Had a Wonderful Christmas. Hope you had the same.
Louise
Thanks for the HUGS. Can always use those. Bad luck? It made me realize that it was up to me if I was going to be able to move on or stay like them.
HUGS
skylar
Thanks. Wouldn’t wish it on any kid. Sad thing is there are a lot of kids that go through a whole lot worse then I did.
Many people can’t deal with it cause it messes with the order of their world. They need everything in its little box so they feel safe. And for many it brings up their own issues.
It has been interesting to watch the reaction of others over the years that hear it for the first time. From crying uncontrollable to just walking away.
Have a Wonderful Day.
spoon
spoon:
Absolutely. You were only a child and nothing your parents did was about you or what you did. You were innocent. It WAS all about them and their issues. It’s so easy for me to see this now that I am an adult (and an old one I might add!). I wish all children could see this.

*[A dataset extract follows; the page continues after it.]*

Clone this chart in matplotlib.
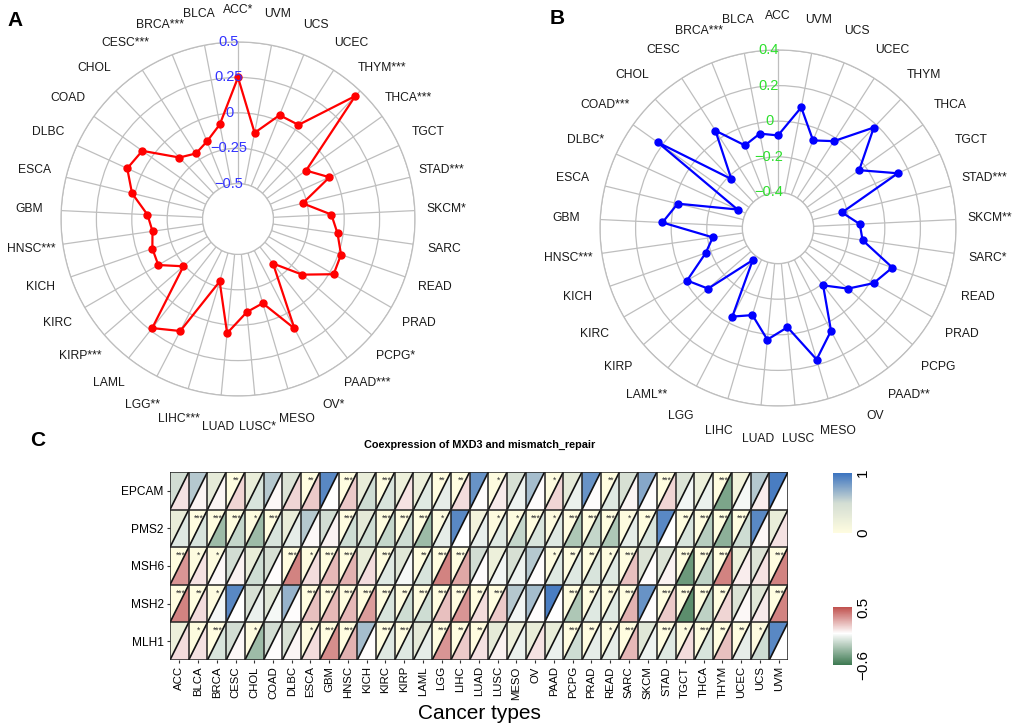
"""Radar plots of MXD3 correlation (A, B) and coexpression heatmap with mismatch repair genes (C)."""

import numpy as np
import matplotlib

matplotlib.use("Agg")
import matplotlib.pyplot as plt
from matplotlib.collections import LineCollection, PolyCollection
from matplotlib.colors import LinearSegmentedColormap, Normalize
from matplotlib.cm import ScalarMappable
from matplotlib.transforms import offset_copy

plt.rcParams["font.family"] = ["Liberation Sans", "DejaVu Sans"]

CANCERS = [
    "ACC", "BLCA", "BRCA", "CESC", "CHOL", "COAD", "DLBC", "ESCA", "GBM", "HNSC",
    "KICH", "KIRC", "KIRP", "LAML", "LGG", "LIHC", "LUAD", "LUSC", "MESO", "OV",
    "PAAD", "PCPG", "PRAD", "READ", "SARC", "SKCM", "STAD", "TGCT", "THCA", "THYM",
    "UCEC", "UCS", "UVM",
]

# panel A
A_LABELS = [
    "ACC*", "BLCA", "BRCA***", "CESC***", "CHOL", "COAD", "DLBC", "ESCA", "GBM", "HNSC***",
    "KICH", "KIRC", "KIRP***", "LAML", "LGG**", "LIHC***", "LUAD", "LUSC*", "MESO", "OV*",
    "PAAD***", "PCPG*", "PRAD", "READ", "SARC", "SKCM*", "STAD***", "TGCT", "THCA***", "THYM***",
    "UCEC", "UCS", "UVM",
]
A_VALUES = [
    0.25, -0.07, -0.16, -0.20, -0.15, 0.08, 0.11, 0.02, -0.11, -0.14,
    -0.11, -0.10, -0.24, 0.23, 0.14, -0.29, 0.06, -0.09, -0.13, 0.12,
    -0.35, -0.15, 0.03, 0.02, -0.04, -0.09, -0.28, -0.04, -0.16, 0.45,
    0.04, 0.04, -0.13,
]
A_RINGS = [-0.5, -0.25, 0, 0.25, 0.5]
A_RING_LABELS = ["\u22120.5", "\u22120.25", "0", "0.25", "0.5"]

# panel B
B_LABELS = [
    "ACC", "BLCA", "BRCA***", "CESC", "CHOL", "COAD***", "DLBC*", "ESCA", "GBM", "HNSC***",
    "KICH", "KIRC", "KIRP", "LAML**", "LGG", "LIHC", "LUAD", "LUSC", "MESO", "OV",
    "PAAD**", "PCPG", "PRAD", "READ", "SARC*", "SKCM**", "STAD***", "TGCT", "THCA", "THYM",
    "UCEC", "UCS", "UVM",
]
B_VALUES = [
    -0.08, -0.06, -0.10, 0.05, -0.22, 0.23, -0.35, -0.02, 0.05, -0.23,
    -0.17, -0.01, -0.08, -0.37, -0.04, -0.09, 0.03, -0.04, 0.17, 0.05,
    -0.19, -0.08, 0.02, 0.08, -0.12, -0.14, -0.23, 0.14, -0.04, 0.18,
    -0.02, -0.07, 0.09,
]
B_RINGS = [-0.4, -0.2, 0, 0.2, 0.4]
B_RING_LABELS = ["\u22120.4", "\u22120.2", "0", "0.2", "0.4"]

# panel C
GENES = ["EPCAM", "PMS2", "MSH6", "MSH2", "MLH1"]
P_VALUES = [
    # EPCAM
    [0.5, 0.6, 0.3, 0.005, 0.25, 0.6, 0.4, 0.005, 0.9, 0.0005,
     0.25, 0.0005, 0.2, 0.2, 0.005, 0.005, 0.85, 0.03, 0.45, 0.65,
     0.03, 0.3, 0.85, 0.005, 0.45, 0.75, 0.0005, 0.4, 0.2, 0.0005,
     0.15, 0.6, 0.95],
    # PMS2
    [0.25, 0.0005, 0.0005, 0.0005, 0.03, 0.0005, 0.25, 0.6, 0.5, 0.0005,
     0.3, 0.0005, 0.0005, 0.0005, 0.03, 0.9, 0.15, 0.03, 0.03, 0.0005,
     0.03, 0.0005, 0.0005, 0.0005, 0.03, 0.005, 0.9, 0.005, 0.0005, 0.0005,
     0.0005, 0.9, 0.25],
    # MSH6
    [0.0005, 0.03, 0.03, 0.5, 0.25, 0.45, 0.0005, 0.03, 0.0005, 0.0005,
     0.25, 0.0005, 0.35, 0.005, 0.0005, 0.0005, 0.5, 0.2, 0.45, 0.6,
     0.03, 0.005, 0.005, 0.03, 0.0005, 0.4, 0.4, 0.0005, 0.0005, 0.0005,
     0.2, 0.4, 0.0005],
    # MSH2
    [0.0005, 0.005, 0.03, 0.9, 0.45, 0.35, 0.7, 0.0005, 0.0005, 0.0005,
     0.0005, 0.0005, 0.005, 0.0005, 0.0005, 0.0005, 0.005, 0.0005, 0.6, 0.65,
     0.95, 0.0005, 0.005, 0.005, 0.0005, 0.85, 0.0005, 0.0005, 0.0005, 0.005,
     0.4, 0.35, 0.0005],
    # MLH1
    [0.2, 0.03, 0.0005, 0.5, 0.03, 0.5, 0.45, 0.03, 0.0005, 0.0005,
     0.65, 0.0005, 0.0005, 0.3, 0.0005, 0.005, 0.005, 0.3, 0.2, 0.25,
     0.25, 0.0005, 0.005, 0.03, 0.0005, 0.35, 0.0005, 0.03, 0.0005, 0.005,
     0.005, 0.03, 0.9],
]
CORR = [
    # EPCAM
    [0.08, 0.03, 0.03, 0.12, -0.12, 0.02, 0.12, 0.15, 0.0, 0.15,
     -0.15, -0.12, 0.08, -0.1, -0.08, 0.1, 0.01, 0.06, -0.05, 0.01,
     0.12, -0.06, 0.01, -0.1, 0.03, 0.01, 0.12, -0.04, -0.06, -0.4,
     -0.03, 0.05, 0.0],
    # PMS2
    [-0.1, -0.12, -0.3, -0.18, -0.3, -0.12, -0.08, 0.02, 0.04, -0.15,
     -0.15, -0.18, -0.15, -0.3, -0.08, 0.0, -0.07, -0.1, -0.18, -0.12,
     -0.1, -0.25, -0.18, -0.25, -0.08, -0.12, 0.0, -0.12, -0.22, -0.35,
     -0.15, 0.02, 0.08],
    # MSH6
    [0.3, 0.08, 0.02, 0.04, -0.15, 0.01, 0.35, 0.1, 0.2, 0.22,
     0.1, -0.1, -0.03, -0.12, 0.35, 0.25, 0.01, -0.04, -0.05, 0.01,
     -0.1, -0.1, -0.12, -0.1, 0.18, 0.01, 0.04, -0.45, -0.2, 0.35,
     0.05, 0.08, 0.35],
    # MSH2
    [0.35, 0.1, -0.03, 0.0, -0.06, -0.03, 0.01, 0.18, 0.2, 0.2,
     0.28, -0.12, -0.15, -0.15, 0.18, 0.3, 0.1, 0.15, -0.04, 0.01,
     0.0, -0.25, -0.1, -0.1, 0.22, 0.01, 0.15, -0.5, -0.2, 0.12,
     0.02, 0.06, 0.35],
    # MLH1
    [0.1, 0.08, -0.12, 0.02, -0.3, 0.01, 0.03, 0.1, 0.32, 0.22,
     0.01, -0.1, -0.1, -0.08, 0.3, 0.15, 0.08, 0.04, -0.06, 0.08,
     -0.06, -0.15, -0.08, -0.08, 0.2, -0.05, -0.1, 0.1, -0.12, 0.18,
     -0.08, -0.15, 0.0],
]

W, H = 1017, 725
GRID_COLOR = "#BEBEBE"

P_CMAP = LinearSegmentedColormap.from_list("pval", ["#FFFDE0", "#D3DDD3", "#3B73C0"])
CORR_CMAP = LinearSegmentedColormap.from_list(
    "corr", [(0.0, "#3C7850"), (0.6 / 1.1, "#FFFFFF"), (1.0, "#C0504D")]
)


def frac_box(left, top, width, height):
    """Pixel box (from top-left) to figure fraction rect."""
    return [left / W, 1 - (top + height) / H, width / W, height / H]


def draw_radar(fig, rect, labels, values, rings, ring_labels, line_color, ring_color,
               label_scale=0.19):
    ax = fig.add_axes(rect, projection="polar")
    n = len(labels)
    theta = 2 * np.pi * np.arange(n) / n
    lo, hi = rings[0], rings[-1]
    span = hi - lo
    origin = lo - span / 4.0

    ax.set_theta_zero_location("N")
    ax.set_theta_direction(1)
    ax.set_ylim(lo, hi)
    ax.set_rorigin(origin)
    ax.set_xticks(theta)
    ax.set_yticks(rings)
    ax.set_xticklabels([])
    ax.set_yticklabels([])
    ax.grid(color=GRID_COLOR, linewidth=0.9)
    for sp in ax.spines.values():
        sp.set_color(GRID_COLOR)
        sp.set_linewidth(0.9)

    vals = np.asarray(values)
    ax.plot(np.append(theta, theta[0]), np.append(vals, vals[0]),
            color=line_color, linewidth=1.6, zorder=5)
    ax.plot(theta, vals, "o", color=line_color, markersize=5, zorder=6)

    # category labels sit ~35 px outside the outer ring
    r_lab = hi + (hi - origin) * label_scale
    for t, lab in zip(theta, labels):
        ax.text(t, r_lab, lab, ha="center", va="center", fontsize=8.7, color="#1a1a1a")

    shifted = offset_copy(ax.transData, fig=fig, x=-9, y=0, units="dots")
    for v, lab in zip(rings, ring_labels):
        ax.text(0, v, lab, transform=shifted, ha="center", va="center",
                fontsize=10.5, color=ring_color, zorder=7)
    return ax


def stars_for(p):
    if p < 0.001:
        return "***"
    if p < 0.01:
        return "**"
    if p < 0.05:
        return "*"
    return ""


def draw_heatmap(ax, pvals, corrs):
    p_norm = Normalize(0, 1)
    c_norm = Normalize(-0.6, 0.5)
    upper, lower, up_cols, lo_cols = [], [], [], []
    for i in range(len(GENES)):
        for j in range(len(CANCERS)):
            x0, x1, yt, yb = j, j + 1, i, i + 1
            upper.append([(x0, yb), (x0, yt), (x1, yt)])
            lower.append([(x0, yb), (x1, yb), (x1, yt)])
            up_cols.append(P_CMAP(p_norm(pvals[i][j])))
            lo_cols.append(CORR_CMAP(c_norm(corrs[i][j])))
            s = stars_for(pvals[i][j])
            if s:
                ax.text(j + 0.55, i + 0.22, s, ha="center", va="center",
                        fontsize=6.2, color="#333333", zorder=6)
    ax.add_collection(PolyCollection(upper, facecolors=up_cols, edgecolors="none"))
    ax.add_collection(PolyCollection(lower, facecolors=lo_cols, edgecolors="none"))

    diags = [[(j, i + 1), (j + 1, i)] for i in range(len(GENES)) for j in range(len(CANCERS))]
    ax.add_collection(LineCollection(diags, colors="#111111", linewidths=1.2, zorder=4))
    ax.vlines(np.arange(len(CANCERS) + 1), 0, len(GENES), color="#222222", linewidth=1.1, zorder=5)
    ax.hlines(np.arange(len(GENES) + 1), 0, len(CANCERS), color="#222222", linewidth=1.1, zorder=5)

    ax.set_xlim(0, len(CANCERS))
    ax.set_ylim(len(GENES), 0)
    ax.set_xticks(np.arange(len(CANCERS)) + 0.5)
    ax.set_xticklabels(CANCERS, rotation=90, fontsize=8.2)
    ax.set_yticks(np.arange(len(GENES)) + 0.5)
    ax.set_yticklabels(GENES, fontsize=8.6)
    ax.tick_params(length=2.5, width=0.8, color="#333333", pad=2)
    for sp in ax.spines.values():
        sp.set_visible(False)
    ax.set_xlabel("Cancer types", fontsize=15, labelpad=3)


def draw_colorbar(fig, rect, cmap, vmin, vmax, ticks, tick_labels):
    cax = fig.add_axes(rect)
    cb = fig.colorbar(ScalarMappable(Normalize(vmin, vmax), cmap), cax=cax, ticks=ticks)
    cb.outline.set_visible(False)
    cax.tick_params(length=0, pad=3)
    cax.set_yticklabels(tick_labels, rotation=90, va="center", fontsize=11)


def main():
    fig = plt.figure(figsize=(W / 100, H / 100), dpi=100)

    draw_radar(fig, frac_box(238 - 177, 219 - 177, 354, 354),
               A_LABELS, A_VALUES, A_RINGS, A_RING_LABELS, "#FF0000", "#3333FF",
               label_scale=0.18)
    draw_radar(fig, frac_box(778 - 178, 228 - 178, 356, 356),
               B_LABELS, B_VALUES, B_RINGS, B_RING_LABELS, "#0000FF", "#2EE02E")

    hax = fig.add_axes(frac_box(170, 472, 618, 188))
    draw_heatmap(hax, P_VALUES, CORR)
    fig.text(480 / W, 1 - 445 / H, "Coexpression of MXD3 and mismatch_repair",
             ha="center", va="center", fontsize=7.8, fontweight="bold")

    draw_colorbar(fig, frac_box(833, 473, 19, 60), P_CMAP, 0, 1, [0, 1], ["0", "1"])
    draw_colorbar(fig, frac_box(833, 607, 19, 58), CORR_CMAP, -0.6, 0.5,
                  [-0.6, 0.5], ["\u22120.6", "0.5"])

    for x, y, lab in [(15, 20, "A"), (557, 18, "B"), (38, 440, "C")]:
        fig.text(x / W, 1 - y / H, lab, ha="center", va="center", fontsize=15, fontweight="bold")

    fig.savefig("out.png", dpi=100)
    plt.close(fig)


if __name__ == "__main__":
    main()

Spoon, thanks for sharing your story. I too assumed you were a woman (most of us here are) Thanks for being here, we NEED more men here. There is a wide variety of folks here…and from all over the world, but unfortunately I think, probably 99+ % female.
I’m actually speechless at the horror of your early life…I can’t think of much more traumatic for a child to experience…or the difficulties you must have had in finding a therapist that “got it” about PTSD.
Many of us here have the symptoms of PTSD in one form or another, to one degree or another. Overcoming the worst of those symptoms is sometimes a great challenge and I am finding that I am NOT ever going to be “the same” Oxy I was before the aircraft crash and the attack on me by my son and the Trojan Horse he sent to kill me….it is all additive as well…but while I may never be “the same” that doesn’t mean I won’t be OK, just different.
Finding the “formula” that works for each of us, at different stages in the healing, is sometimes very difficult and that is why I think the *diversity* here at LF is SO good.
Thanks for sharing your backstory and glad you are here!